[Start Given material]
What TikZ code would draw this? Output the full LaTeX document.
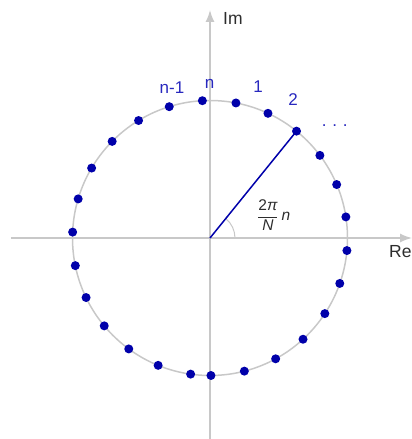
\documentclass[tikz,border=0pt]{standalone}
\usepackage{amsmath}
\usepackage{fontspec}
\setmainfont{Liberation Sans}
\usetikzlibrary{arrows.meta}
\definecolor{axisgray}{RGB}{200,200,200}
\definecolor{dotblue}{RGB}{0,0,170}
\definecolor{lblblue}{RGB}{40,40,190}
\definecolor{txtgray}{RGB}{45,45,45}

\begin{document}
\begin{tikzpicture}[x=1pt,y=1pt,
  axis/.style={axisgray, line width=1.5pt},
  rootdot/.style={circle, fill=dotblue, inner sep=0pt, minimum size=9pt},
  rootlbl/.style={text=lblblue, font=\fontsize{17}{20}\selectfont, inner sep=0pt},
  axislbl/.style={text=txtgray, font=\fontsize{17.5}{20}\selectfont, inner sep=0pt, anchor=west}]
\useasboundingbox (-210,-201) rectangle (202,238);
\coordinate (O) at (0,0);
\coordinate (west) at (-199,0);
\coordinate (east) at (202,0);
\coordinate (south) at (0,-201);
\coordinate (north) at (0,228);
% axes and unit circle
\draw[axis, -{Latex[length=12pt,width=9pt]}] (west) -- (east);
\draw[axis, -{Latex[length=12pt,width=9pt]}] (south) -- (north);
\draw[axis] (O) circle (137.5);
\draw[axisgray, line width=1pt] (25,0) arc (0:51:25);
% roots
\foreach \k in {0,...,25}
  \node[rootdot] (p\k) at ({-89.6+14.06*\k}:137.5) {};
\draw[dotblue, line width=1.5pt] (O) -- (p10.center);
% labels
\node[rootlbl] (ln) at (-0.5,154.5) {n};
\node[rootlbl] (lnm) at (-38,150.5) {n-1};
\node[rootlbl] (l1) at (48,151) {1};
\node[rootlbl] (l2) at (83,138) {2};
\node[rootlbl] (ldots) at (124.7,112.3) {.\kern5.8pt.\kern5.8pt.};
\node[axislbl] (im) at (13,220) {Im};
\node[axislbl] (re) at (179,-14) {Re};
\node[text=txtgray, font=\fontsize{15.5}{18}\selectfont, inner sep=0pt, anchor=base west] (ang) at (47,17.5)
  {$\genfrac{}{}{}{0}{\text{2\itshape π}}{\text{\itshape N}}$\kern3pt\textit{n}};
\end{tikzpicture}
\end{document}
[End Given material]
Check the data for the word "draw" and pull out the lines that have it.

[Solution to the exercise]
What TikZ code would draw this? Output the full LaTeX document.
\draw[axis, -{Latex[length=12pt,width=9pt]}] (west) -- (east);
\draw[axis, -{Latex[length=12pt,width=9pt]}] (south) -- (north);
\draw[axis] (O) circle (137.5);
\draw[axisgray, line width=1pt] (25,0) arc (0:51:25);
\draw[dotblue, line width=1.5pt] (O) -- (p10.center);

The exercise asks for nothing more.